WMO highlights severe impacts after ‘decade of exceptional global heat’.
The World Meteorological Organisation reveals that 2019 has been one of the hottest years on record.
The WMO report has warned that we have had a ‘decade of exceptional heat’ with 2019 on course to be the second or third warmest year on record.
The report, released on Tuesday, sources information from many areas including National Meteorological and Hydrological Services (NMHSs) and associated institutions, including United Nations agencies.
The WMO says that the global average temperature in 2019 (January to October) was about 1.1 degrees Celsius above the pre-industrial period.
Global average temperature rise has been at an all-time high this decade, driven by greenhouse gases from human activities.
Concentrations of carbon dioxide in the atmosphere hit a record level of 407.8 parts per million in 2018 and continued to rise in 2019.
The rise in temperature has created devastating consequences on the natural world, including floods, drought and extreme heatwaves.
The report notes that two major heatwaves occurred in Europe in late June and late July. In France, a national record of 46.0°C (1.9°C above the previous record) was set on 28 June. National records were also set in Germany (42.6°C) and the United Kingdom (38.7°C), with the heat also extending into the Nordic countries, where Helsinki had its highest temperature on record (33.2°C on 28 July).
Global sea level has also been affected by the extreme heat. In October 2019, the global mean sea level reached its highest value since the beginning of the high-precision altimetry record (January 1993).

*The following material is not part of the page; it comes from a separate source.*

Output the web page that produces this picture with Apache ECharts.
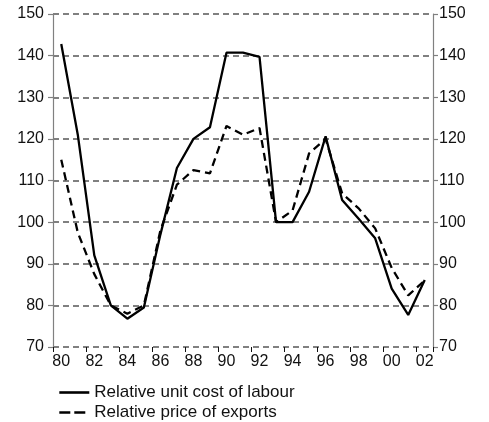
<!DOCTYPE html>
<html>
<head>
<meta charset="utf-8">
<script src="https://cdn.jsdelivr.net/npm/echarts@6/dist/echarts.min.js"></script>
<style>
  html, body { margin: 0; padding: 0; background: #fff; }
  #chart { width: 489px; height: 422px; }
</style>
</head>
<body>
<div id="chart"></div>
<script>
// years 1980-2002, two-digit labels
const years = ['80', '81', '82', '83', '84', '85', '86', '87', '88', '89', '90', '91',
  '92', '93', '94', '95', '96', '97', '98', '99', '00', '01', '02']
const labourCost = [142.8, 121, 92, 80, 76.8, 79.5, 97, 113, 120, 122.8, 140.7, 140.7,
  139.7, 100, 100, 107.3, 120.6, 105.3, 100.8, 96.1, 84, 77.7, 86.1]
const exportPrice = [115, 97.5, 87.5, 80, 78, 80, 98, 109, 112.5, 111.7, 123.1, 121,
  122.6, 100, 102.8, 116.5, 120, 106.9, 103.3, 98.5, 89, 82.4, 86]
const seriesNames = ['Relative unit cost of labour', 'Relative price of exports']

const font = 'Liberation Sans, Arial, sans-serif'
const grey = '#808080'

const yAxisBase = {
  type: 'value',
  min: 70,
  max: 150,
  interval: 10,
  axisLine: { show: true, lineStyle: { color: grey, width: 1.2 } },
  axisTick: { show: true, length: 5, lineStyle: { color: grey, width: 1.2 } },
  axisLabel: { color: '#111', fontSize: 16, fontFamily: font },
  splitLine: { show: true, lineStyle: { color: grey, width: 1.8, type: [6, 4] } }
}

function legendRow (name, top, dash) {
  return {
    left: 53,
    top: top,
    itemWidth: 30,
    itemHeight: 14,
    itemStyle: { opacity: 0 },
    lineStyle: dash ? { width: 2.6, type: dash } : { width: 2.6 },
    textStyle: { color: '#111', fontSize: 17, fontFamily: font },
    data: [name]
  }
}

const chart = echarts.init(document.getElementById('chart'))
chart.setOption({
  animation: false,
  grid: { left: 53, right: 56, top: 14, bottom: 75 },
  legend: [legendRow(seriesNames[0], 379), legendRow(seriesNames[1], 399, [11, 4])],
  xAxis: {
    type: 'category',
    data: years,
    boundaryGap: true,
    axisLine: { show: false },
    axisTick: { show: true, length: 5, lineStyle: { color: '#111', width: 1 } },
    axisLabel: { interval: 1, color: '#111', fontSize: 16, fontFamily: font, margin: 7 }
  },
  yAxis: [
    Object.assign({}, yAxisBase, { position: 'left', axisLabel: Object.assign({}, yAxisBase.axisLabel, { margin: 9 }) }),
    Object.assign({}, yAxisBase, { position: 'right', splitLine: { show: false }, axisLabel: Object.assign({}, yAxisBase.axisLabel, { margin: 6 }) })
  ],
  series: [
    {
      name: seriesNames[0],
      type: 'line',
      data: labourCost,
      symbol: 'none',
      lineStyle: { color: '#000', width: 2.3 },
      itemStyle: { color: '#000' },
      z: 3
    },
    {
      name: seriesNames[1],
      type: 'line',
      data: exportPrice,
      symbol: 'none',
      lineStyle: { color: '#000', width: 2.3, type: [8, 5] },
      itemStyle: { color: '#000' },
      z: 2
    }
  ]
})
</script>
</body>
</html>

“If we do not take urgent climate action now, then we are heading for a temperature increase of more than 3°C by the end of the century, with ever more harmful impacts on human wellbeing,” said WMO Secretary-General Petteri Taalas. “We are nowhere near on track to meet the Paris Agreement target.”
This week, the UNFCCC COP negotiations kicked off in Madrid, with countries around the world coming together to discuss the progress of climate goals aimed at reducing carbon emissions.